* SET PROBLEM *
Starting with the first line of the listing, quote each line exactly until and including the one with "const lagosErr = [0.1, 0.5, 0.6, 0.2, 0.05];", leaving pictures out.

* AVAILABLE DATA *
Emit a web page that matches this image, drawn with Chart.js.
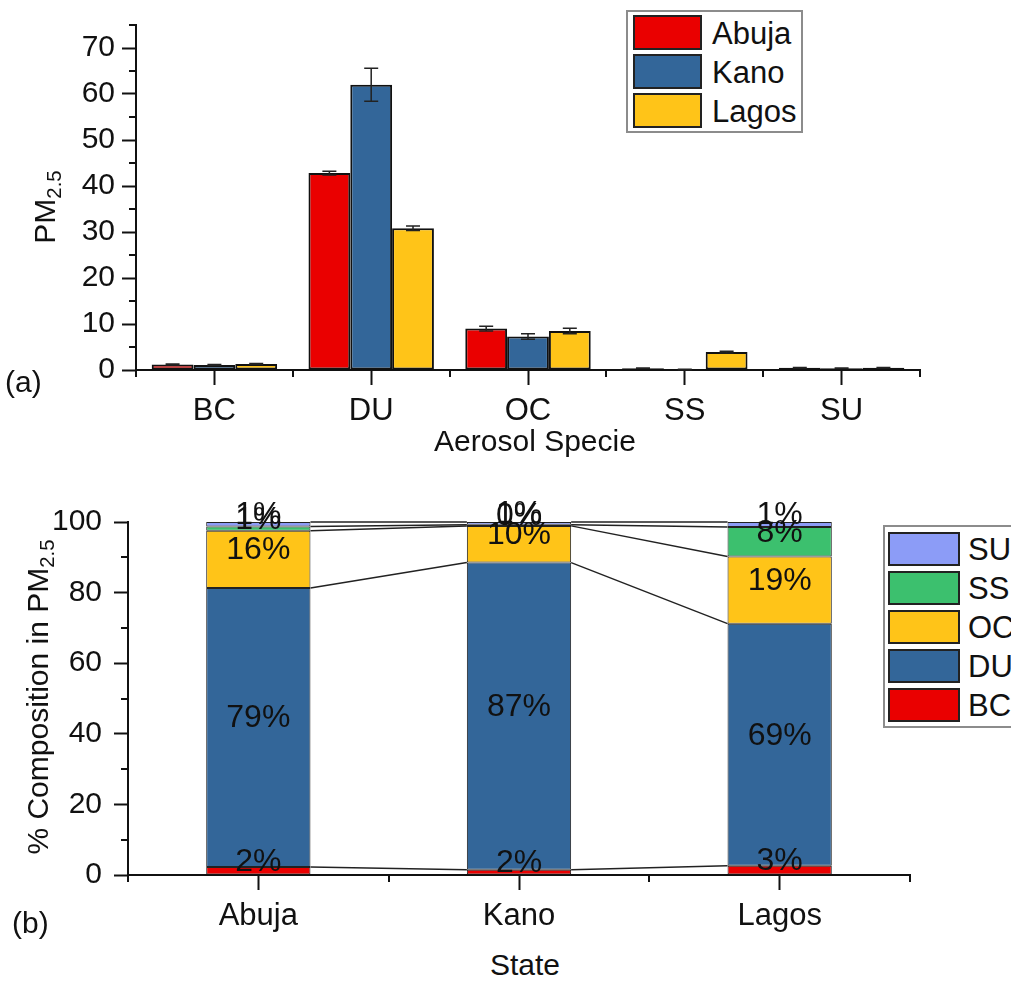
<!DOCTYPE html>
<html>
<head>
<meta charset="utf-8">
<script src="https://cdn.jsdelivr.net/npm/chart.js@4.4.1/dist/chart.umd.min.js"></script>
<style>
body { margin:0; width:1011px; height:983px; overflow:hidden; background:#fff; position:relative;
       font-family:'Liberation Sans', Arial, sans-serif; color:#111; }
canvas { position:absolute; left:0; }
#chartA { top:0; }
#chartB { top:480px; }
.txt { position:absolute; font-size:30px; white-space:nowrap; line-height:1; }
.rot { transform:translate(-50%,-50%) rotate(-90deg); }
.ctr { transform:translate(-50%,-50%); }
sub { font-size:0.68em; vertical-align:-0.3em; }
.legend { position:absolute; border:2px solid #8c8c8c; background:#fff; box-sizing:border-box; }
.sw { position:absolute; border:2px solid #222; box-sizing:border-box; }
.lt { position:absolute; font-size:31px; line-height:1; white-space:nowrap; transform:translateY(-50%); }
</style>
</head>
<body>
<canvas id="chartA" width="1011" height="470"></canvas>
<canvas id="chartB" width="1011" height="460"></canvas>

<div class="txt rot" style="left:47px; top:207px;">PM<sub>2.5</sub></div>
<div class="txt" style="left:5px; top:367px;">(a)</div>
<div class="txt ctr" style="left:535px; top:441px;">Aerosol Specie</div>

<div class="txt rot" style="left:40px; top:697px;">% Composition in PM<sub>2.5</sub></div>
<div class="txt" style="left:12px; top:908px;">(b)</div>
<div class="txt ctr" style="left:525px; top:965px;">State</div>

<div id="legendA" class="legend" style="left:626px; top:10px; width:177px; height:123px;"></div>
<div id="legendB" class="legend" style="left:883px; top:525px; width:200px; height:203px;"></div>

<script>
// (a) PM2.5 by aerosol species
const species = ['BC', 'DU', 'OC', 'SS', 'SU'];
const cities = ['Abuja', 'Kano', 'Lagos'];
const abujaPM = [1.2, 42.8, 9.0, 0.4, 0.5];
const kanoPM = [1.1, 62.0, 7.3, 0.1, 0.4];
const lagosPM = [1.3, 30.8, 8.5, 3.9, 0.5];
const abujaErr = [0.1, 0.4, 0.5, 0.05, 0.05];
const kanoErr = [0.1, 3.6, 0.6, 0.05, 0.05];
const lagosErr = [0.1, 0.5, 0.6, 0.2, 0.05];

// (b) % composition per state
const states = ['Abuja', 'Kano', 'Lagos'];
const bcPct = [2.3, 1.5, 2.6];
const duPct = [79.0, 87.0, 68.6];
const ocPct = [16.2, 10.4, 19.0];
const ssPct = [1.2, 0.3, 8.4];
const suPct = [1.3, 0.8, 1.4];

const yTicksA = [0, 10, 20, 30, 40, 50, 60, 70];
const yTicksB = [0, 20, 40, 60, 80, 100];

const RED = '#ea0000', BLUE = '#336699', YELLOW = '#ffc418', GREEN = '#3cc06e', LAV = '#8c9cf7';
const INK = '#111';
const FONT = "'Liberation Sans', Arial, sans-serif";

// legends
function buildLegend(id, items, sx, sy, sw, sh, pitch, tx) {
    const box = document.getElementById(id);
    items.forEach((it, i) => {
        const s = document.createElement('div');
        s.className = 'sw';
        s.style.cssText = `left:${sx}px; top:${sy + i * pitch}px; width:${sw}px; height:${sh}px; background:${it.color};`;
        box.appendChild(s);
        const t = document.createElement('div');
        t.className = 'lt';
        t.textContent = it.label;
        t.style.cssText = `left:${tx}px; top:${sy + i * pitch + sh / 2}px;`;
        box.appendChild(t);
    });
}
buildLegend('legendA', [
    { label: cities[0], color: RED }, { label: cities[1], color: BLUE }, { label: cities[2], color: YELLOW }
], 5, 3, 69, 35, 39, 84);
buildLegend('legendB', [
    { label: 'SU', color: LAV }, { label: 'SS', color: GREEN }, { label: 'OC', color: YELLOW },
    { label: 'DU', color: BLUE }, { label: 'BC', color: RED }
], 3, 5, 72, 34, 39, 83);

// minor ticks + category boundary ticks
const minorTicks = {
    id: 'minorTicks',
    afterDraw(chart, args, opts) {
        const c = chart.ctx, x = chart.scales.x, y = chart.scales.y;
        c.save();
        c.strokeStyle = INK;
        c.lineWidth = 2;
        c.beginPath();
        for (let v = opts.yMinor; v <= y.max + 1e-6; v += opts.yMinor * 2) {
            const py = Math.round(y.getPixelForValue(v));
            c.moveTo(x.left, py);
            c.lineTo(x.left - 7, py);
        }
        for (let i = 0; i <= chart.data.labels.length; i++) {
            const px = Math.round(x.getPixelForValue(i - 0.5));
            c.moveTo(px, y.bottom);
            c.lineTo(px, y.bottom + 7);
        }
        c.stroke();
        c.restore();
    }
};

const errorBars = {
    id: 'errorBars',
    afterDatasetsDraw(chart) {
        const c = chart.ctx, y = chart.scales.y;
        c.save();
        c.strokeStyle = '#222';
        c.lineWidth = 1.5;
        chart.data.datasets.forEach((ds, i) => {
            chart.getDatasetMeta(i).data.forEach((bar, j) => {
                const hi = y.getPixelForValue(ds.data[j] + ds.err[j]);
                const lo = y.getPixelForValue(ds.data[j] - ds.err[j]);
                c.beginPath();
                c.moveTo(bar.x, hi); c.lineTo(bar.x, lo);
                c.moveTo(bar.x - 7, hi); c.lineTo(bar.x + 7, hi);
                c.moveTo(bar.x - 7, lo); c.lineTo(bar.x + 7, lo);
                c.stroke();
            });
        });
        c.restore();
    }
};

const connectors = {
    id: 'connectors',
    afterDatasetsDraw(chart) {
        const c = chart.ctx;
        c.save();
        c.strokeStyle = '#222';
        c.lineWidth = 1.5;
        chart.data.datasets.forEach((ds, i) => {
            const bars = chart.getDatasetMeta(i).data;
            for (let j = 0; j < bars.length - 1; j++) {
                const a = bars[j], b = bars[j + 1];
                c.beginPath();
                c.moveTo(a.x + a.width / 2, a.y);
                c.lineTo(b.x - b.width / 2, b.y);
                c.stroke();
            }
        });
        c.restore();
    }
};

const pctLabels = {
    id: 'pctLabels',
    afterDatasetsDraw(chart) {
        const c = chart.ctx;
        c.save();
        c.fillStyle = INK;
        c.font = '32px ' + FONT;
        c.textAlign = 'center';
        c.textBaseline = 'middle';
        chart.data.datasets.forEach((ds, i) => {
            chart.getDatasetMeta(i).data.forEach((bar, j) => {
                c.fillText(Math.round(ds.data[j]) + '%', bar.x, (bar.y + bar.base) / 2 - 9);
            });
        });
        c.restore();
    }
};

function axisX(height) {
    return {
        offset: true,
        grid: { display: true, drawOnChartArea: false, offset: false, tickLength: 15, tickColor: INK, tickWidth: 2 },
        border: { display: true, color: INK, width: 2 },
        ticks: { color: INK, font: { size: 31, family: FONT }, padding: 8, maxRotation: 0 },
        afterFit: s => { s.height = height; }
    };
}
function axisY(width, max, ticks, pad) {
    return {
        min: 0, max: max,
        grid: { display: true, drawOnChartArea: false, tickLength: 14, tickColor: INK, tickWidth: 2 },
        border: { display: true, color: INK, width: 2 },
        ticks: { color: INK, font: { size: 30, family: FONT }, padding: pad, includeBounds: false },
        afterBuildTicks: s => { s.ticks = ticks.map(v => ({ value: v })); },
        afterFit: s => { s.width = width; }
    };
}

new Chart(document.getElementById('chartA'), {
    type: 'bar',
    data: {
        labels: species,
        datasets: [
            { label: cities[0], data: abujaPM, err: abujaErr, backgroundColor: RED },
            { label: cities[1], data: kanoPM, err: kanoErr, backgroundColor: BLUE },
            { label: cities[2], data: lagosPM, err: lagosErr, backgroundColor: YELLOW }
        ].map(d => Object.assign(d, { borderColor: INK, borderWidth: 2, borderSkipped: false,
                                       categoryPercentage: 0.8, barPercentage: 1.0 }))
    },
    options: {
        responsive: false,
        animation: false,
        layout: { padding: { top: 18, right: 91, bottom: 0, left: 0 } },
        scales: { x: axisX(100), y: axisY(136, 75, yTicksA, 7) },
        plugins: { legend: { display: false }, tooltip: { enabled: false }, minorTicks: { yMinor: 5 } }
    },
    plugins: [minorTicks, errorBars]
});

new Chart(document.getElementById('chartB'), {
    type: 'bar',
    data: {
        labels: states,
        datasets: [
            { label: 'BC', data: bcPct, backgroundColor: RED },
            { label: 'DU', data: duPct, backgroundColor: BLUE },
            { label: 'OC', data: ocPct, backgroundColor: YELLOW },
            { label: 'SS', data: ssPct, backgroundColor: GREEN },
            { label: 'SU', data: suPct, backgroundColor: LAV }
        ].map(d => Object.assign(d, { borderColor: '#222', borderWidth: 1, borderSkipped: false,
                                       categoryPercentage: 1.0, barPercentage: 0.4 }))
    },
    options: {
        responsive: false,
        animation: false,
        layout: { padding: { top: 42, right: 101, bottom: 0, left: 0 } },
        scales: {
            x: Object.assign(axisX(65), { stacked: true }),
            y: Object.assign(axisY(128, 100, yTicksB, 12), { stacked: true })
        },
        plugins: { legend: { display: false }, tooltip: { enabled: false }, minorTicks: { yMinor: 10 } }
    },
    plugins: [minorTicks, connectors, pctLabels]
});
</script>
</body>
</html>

* EXERCISE SOLUTION *
Emit a web page that matches this image, drawn with Chart.js.
<!DOCTYPE html>
<html>
<head>
<meta charset="utf-8">
<script src="https://cdn.jsdelivr.net/npm/chart.js@4.4.1/dist/chart.umd.min.js"></script>
<style>
body { margin:0; width:1011px; height:983px; overflow:hidden; background:#fff; position:relative;
       font-family:'Liberation Sans', Arial, sans-serif; color:#111; }
canvas { position:absolute; left:0; }
#chartA { top:0; }
#chartB { top:480px; }
.txt { position:absolute; font-size:30px; white-space:nowrap; line-height:1; }
.rot { transform:translate(-50%,-50%) rotate(-90deg); }
.ctr { transform:translate(-50%,-50%); }
sub { font-size:0.68em; vertical-align:-0.3em; }
.legend { position:absolute; border:2px solid #8c8c8c; background:#fff; box-sizing:border-box; }
.sw { position:absolute; border:2px solid #222; box-sizing:border-box; }
.lt { position:absolute; font-size:31px; line-height:1; white-space:nowrap; transform:translateY(-50%); }
</style>
</head>
<body>
<canvas id="chartA" width="1011" height="470"></canvas>
<canvas id="chartB" width="1011" height="460"></canvas>

<div class="txt rot" style="left:47px; top:207px;">PM<sub>2.5</sub></div>
<div class="txt" style="left:5px; top:367px;">(a)</div>
<div class="txt ctr" style="left:535px; top:441px;">Aerosol Specie</div>

<div class="txt rot" style="left:40px; top:697px;">% Composition in PM<sub>2.5</sub></div>
<div class="txt" style="left:12px; top:908px;">(b)</div>
<div class="txt ctr" style="left:525px; top:965px;">State</div>

<div id="legendA" class="legend" style="left:626px; top:10px; width:177px; height:123px;"></div>
<div id="legendB" class="legend" style="left:883px; top:525px; width:200px; height:203px;"></div>

<script>
// (a) PM2.5 by aerosol species
const species = ['BC', 'DU', 'OC', 'SS', 'SU'];
const cities = ['Abuja', 'Kano', 'Lagos'];
const abujaPM = [1.2, 42.8, 9.0, 0.4, 0.5];
const kanoPM = [1.1, 62.0, 7.3, 0.1, 0.4];
const lagosPM = [1.3, 30.8, 8.5, 3.9, 0.5];
const abujaErr = [0.1, 0.4, 0.5, 0.05, 0.05];
const kanoErr = [0.1, 3.6, 0.6, 0.05, 0.05];
const lagosErr = [0.1, 0.5, 0.6, 0.2, 0.05];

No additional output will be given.